## Recorded information
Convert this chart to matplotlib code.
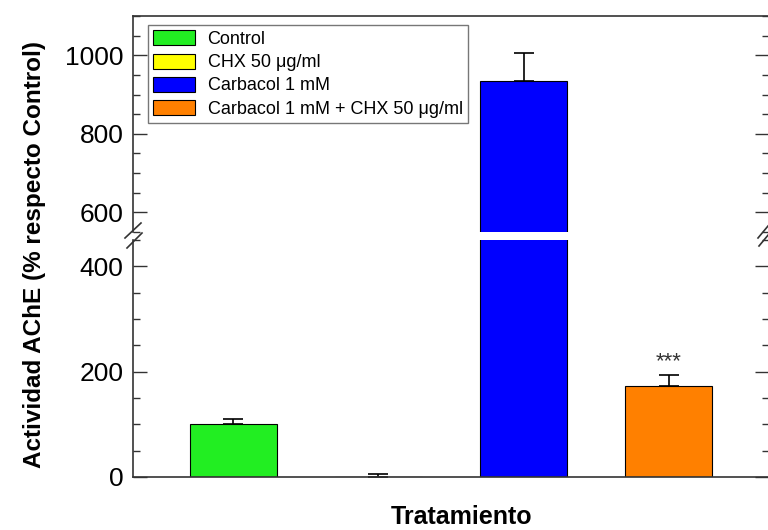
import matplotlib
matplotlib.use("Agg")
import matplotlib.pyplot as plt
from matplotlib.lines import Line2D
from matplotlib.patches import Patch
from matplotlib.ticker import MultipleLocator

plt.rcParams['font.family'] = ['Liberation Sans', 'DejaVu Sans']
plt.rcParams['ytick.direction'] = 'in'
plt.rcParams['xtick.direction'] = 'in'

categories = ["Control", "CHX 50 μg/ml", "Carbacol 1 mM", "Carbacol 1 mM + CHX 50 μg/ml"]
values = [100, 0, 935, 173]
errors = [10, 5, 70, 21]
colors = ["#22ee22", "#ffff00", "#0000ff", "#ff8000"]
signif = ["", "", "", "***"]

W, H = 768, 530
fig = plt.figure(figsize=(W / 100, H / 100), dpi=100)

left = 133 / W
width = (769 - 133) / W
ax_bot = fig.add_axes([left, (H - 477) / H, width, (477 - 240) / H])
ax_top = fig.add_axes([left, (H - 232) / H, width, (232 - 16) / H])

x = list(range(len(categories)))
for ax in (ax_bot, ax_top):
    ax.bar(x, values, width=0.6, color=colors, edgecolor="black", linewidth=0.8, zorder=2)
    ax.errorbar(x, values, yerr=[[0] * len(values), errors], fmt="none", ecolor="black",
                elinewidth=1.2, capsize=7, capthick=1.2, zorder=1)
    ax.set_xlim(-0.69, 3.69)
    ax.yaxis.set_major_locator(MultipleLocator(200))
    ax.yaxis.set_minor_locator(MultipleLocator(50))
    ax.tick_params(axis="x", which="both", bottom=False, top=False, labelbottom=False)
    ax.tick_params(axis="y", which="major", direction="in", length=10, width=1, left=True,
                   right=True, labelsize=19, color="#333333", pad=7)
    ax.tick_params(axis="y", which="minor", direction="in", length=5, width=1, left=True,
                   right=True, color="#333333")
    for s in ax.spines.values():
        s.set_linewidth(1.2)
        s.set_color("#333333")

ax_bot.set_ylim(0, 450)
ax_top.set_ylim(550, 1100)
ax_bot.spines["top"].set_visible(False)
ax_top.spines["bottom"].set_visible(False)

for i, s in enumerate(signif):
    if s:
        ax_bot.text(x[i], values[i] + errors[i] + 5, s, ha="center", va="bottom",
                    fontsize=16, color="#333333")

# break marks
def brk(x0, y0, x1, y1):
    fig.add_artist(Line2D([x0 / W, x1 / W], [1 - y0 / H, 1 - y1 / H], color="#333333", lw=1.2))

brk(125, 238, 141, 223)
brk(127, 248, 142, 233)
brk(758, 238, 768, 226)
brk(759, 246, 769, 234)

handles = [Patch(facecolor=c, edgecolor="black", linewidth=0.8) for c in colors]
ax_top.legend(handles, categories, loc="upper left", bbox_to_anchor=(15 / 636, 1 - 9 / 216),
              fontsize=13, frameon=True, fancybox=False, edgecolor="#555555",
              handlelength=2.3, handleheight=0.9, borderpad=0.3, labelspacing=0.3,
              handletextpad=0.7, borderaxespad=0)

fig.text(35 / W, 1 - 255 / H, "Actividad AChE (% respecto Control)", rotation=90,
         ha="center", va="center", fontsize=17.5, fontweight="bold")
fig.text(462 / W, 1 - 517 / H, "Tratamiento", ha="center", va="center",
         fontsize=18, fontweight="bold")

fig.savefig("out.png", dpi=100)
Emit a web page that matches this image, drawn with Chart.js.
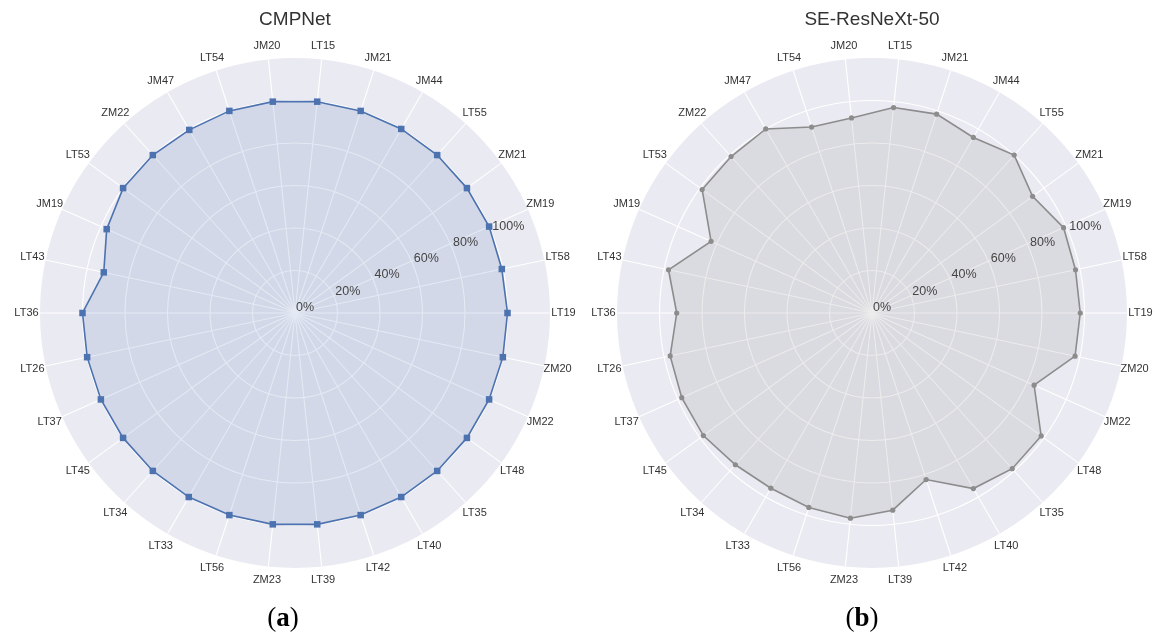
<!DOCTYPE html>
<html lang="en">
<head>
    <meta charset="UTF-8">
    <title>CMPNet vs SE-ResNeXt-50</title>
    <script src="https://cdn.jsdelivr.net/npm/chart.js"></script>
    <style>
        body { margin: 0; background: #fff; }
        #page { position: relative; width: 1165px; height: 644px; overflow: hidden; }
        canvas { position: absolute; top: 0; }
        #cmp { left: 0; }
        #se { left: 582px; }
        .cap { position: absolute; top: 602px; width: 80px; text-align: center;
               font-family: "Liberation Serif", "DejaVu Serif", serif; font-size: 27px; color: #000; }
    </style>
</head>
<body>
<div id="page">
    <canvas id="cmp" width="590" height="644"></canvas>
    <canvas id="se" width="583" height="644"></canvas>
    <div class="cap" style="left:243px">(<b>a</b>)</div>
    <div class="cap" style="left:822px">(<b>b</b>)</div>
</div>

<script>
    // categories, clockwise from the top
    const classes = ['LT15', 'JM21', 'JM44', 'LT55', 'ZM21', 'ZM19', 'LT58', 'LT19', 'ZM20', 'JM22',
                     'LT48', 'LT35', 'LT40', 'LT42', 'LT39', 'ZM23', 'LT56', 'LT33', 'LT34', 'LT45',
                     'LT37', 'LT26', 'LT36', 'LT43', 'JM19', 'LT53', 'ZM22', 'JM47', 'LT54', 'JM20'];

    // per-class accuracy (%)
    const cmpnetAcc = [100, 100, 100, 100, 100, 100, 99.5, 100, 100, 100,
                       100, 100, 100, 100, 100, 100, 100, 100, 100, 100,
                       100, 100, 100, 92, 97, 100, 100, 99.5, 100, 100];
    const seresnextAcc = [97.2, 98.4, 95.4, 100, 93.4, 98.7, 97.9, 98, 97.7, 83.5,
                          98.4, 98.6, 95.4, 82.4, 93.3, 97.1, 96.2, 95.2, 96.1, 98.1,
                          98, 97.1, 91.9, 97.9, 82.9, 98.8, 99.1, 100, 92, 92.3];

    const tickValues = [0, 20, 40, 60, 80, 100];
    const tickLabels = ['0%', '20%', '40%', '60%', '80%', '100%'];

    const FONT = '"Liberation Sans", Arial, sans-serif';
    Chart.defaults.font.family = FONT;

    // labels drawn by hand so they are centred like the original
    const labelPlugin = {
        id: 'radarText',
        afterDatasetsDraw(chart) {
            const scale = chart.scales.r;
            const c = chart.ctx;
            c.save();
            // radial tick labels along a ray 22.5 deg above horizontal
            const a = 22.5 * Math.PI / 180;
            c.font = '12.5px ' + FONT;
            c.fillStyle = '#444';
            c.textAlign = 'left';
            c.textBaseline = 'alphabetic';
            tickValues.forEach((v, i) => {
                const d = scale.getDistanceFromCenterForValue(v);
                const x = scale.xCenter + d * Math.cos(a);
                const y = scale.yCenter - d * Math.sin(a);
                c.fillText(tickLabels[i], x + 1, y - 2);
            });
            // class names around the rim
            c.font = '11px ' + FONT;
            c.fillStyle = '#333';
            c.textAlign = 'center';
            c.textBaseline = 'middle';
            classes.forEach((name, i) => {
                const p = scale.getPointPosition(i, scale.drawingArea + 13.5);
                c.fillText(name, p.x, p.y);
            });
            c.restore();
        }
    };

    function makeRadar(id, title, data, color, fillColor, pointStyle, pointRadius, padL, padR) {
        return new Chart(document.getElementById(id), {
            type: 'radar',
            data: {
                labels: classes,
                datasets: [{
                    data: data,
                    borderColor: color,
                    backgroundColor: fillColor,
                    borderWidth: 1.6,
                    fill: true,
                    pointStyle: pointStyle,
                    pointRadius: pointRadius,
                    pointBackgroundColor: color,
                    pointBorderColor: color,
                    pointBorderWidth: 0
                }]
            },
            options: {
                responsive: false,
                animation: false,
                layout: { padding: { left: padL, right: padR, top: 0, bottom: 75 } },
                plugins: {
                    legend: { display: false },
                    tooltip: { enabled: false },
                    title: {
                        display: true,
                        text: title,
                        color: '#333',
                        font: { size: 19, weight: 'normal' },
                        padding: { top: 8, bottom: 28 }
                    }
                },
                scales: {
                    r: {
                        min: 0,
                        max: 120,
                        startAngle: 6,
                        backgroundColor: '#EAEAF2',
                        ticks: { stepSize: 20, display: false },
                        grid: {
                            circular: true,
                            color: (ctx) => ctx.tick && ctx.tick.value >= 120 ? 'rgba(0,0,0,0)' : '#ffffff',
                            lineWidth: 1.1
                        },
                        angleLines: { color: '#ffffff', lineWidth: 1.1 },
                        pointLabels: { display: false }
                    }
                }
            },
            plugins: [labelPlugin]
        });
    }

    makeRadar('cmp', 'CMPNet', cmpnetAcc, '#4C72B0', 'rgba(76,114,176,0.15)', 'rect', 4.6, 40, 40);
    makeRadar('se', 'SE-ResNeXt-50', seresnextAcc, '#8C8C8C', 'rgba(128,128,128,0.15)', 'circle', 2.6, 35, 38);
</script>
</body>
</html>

## Exercise brief
Reproduce the records word for word, please, from their first line up to and including the line that contains "from matplotlib.ticker import MultipleLocator", but no pictures.

## Reply
Convert this chart to matplotlib code.
import matplotlib
matplotlib.use("Agg")
import matplotlib.pyplot as plt
from matplotlib.lines import Line2D
from matplotlib.patches import Patch
from matplotlib.ticker import MultipleLocator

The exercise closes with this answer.